Senior Ras and Power Management Firmware Architect

NVIDIA NVIDIA · Semiconductors · Yokneam, Israel +2

NVIDIA is seeking a Senior RAS and Power Management Firmware Architect to define, implement, and guide firmware architecture for reliability, availability, serviceability, and power management across next-generation NVIDIA Networking products and platforms.
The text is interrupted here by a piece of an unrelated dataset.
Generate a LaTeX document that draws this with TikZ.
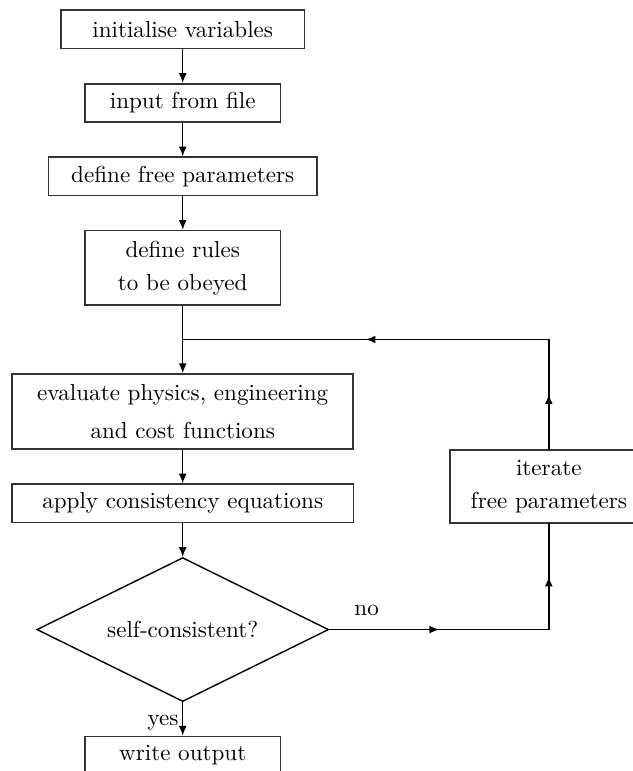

The role involves working with cross-functional teams to build robust, diagnosable, and power-efficient systems for large-scale deployments.

What you'd actually do

  1. Define platform-level firmware architecture for RAS and power management across SoCs, accelerators, DPUs, servers, embedded systems, and data center platforms.
  2. Own error detection, classification, containment, recovery, escalation, and reporting architecture.
  3. Define firmware architecture for power sequencing, power states, reset flows, thermal and power fault handling, idle management, and recovery from power-related failures.
  4. Create firmware specifications for hardware error handling, health monitoring, crash capture, telemetry, diagnostics, debug data, and field serviceability.
  5. Define interfaces and contracts between firmware, hardware, operating systems, BMCs, management controllers, platform software, and cloud/service infrastructure.

Skills

Required

  • BSc, MS, or PhD in Electrical Engineering, Computer Science, Computer Engineering, or equivalent experience.
  • 7+ years of relevant experience in firmware, platform architecture, embedded systems, or low-level systems software.
  • Deep understanding of RAS principles, fault modeling, error containment, recovery policies, diagnosability, and serviceability requirements.
  • Experience architecting firmware for complex hardware platforms such as SoCs, accelerators, DPUs, servers, networking devices, or embedded systems.
  • Strong knowledge of power management concepts, including power sequencing, reset architecture, thermal and power fault handling, power state transitions, and platform recovery flows.
  • Familiarity with boot firmware, UEFI/BIOS, BMC, embedded controllers, RTOS, embedded Linux, or platform management stacks.
  • Strong understanding of hardware/software interfaces, registers, interrupts, telemetry paths, debug infrastructure, and firmware-to-hardware contracts.
  • Programming and debugging fundamentals across languages such as C/C++, Python/Perl scripting, Verilog, assembly, or RISC-V assembly.
  • Ability to lead cross-functional architecture discussions and drive alignment across hardware, firmware, software, validation, product, and customer-facing teams.
  • Excellent communication skills, strong technical leadership, and a real passion for working collaboratively.

Nice to have

  • Experience with PCIe AER, CXL RAS, memory RAS, ECC/parity, accelerator RAS, networking RAS, high-availability systems, or large-scale data center platforms.
  • Knowledge of ACPI, SMBIOS, UEFI, PLDM, MCTP, Redfish, IPMI, or cloud telemetry systems.
  • Experience with power/thermal fault handling, dynamic power management, platform power sequencing, low-power states, or autonomous recovery mechanisms.
  • Background in silicon bring-up, platform validation, production diagnostics, or customer failure analysis.
  • Prior technical leadership experience as a firmware architect, principal engineer, platform lead, or domain owner.

What the JD emphasized

  • 7+ years of relevant experience in firmware, platform architecture, embedded systems, or low-level systems software.
  • Deep understanding of RAS principles, fault modeling, error containment, recovery policies, diagnosability, and serviceability requirements.
  • Strong knowledge of power management concepts, including power sequencing, reset architecture, thermal and power fault handling, power state transitions, and platform recovery flows.
  • Familiarity with boot firmware, UEFI/BIOS, BMC, embedded controllers, RTOS, embedded Linux, or platform management stacks.
  • Strong understanding of hardware/software interfaces, registers, interrupts, telemetry paths, debug infrastructure, and firmware-to-hardware contracts.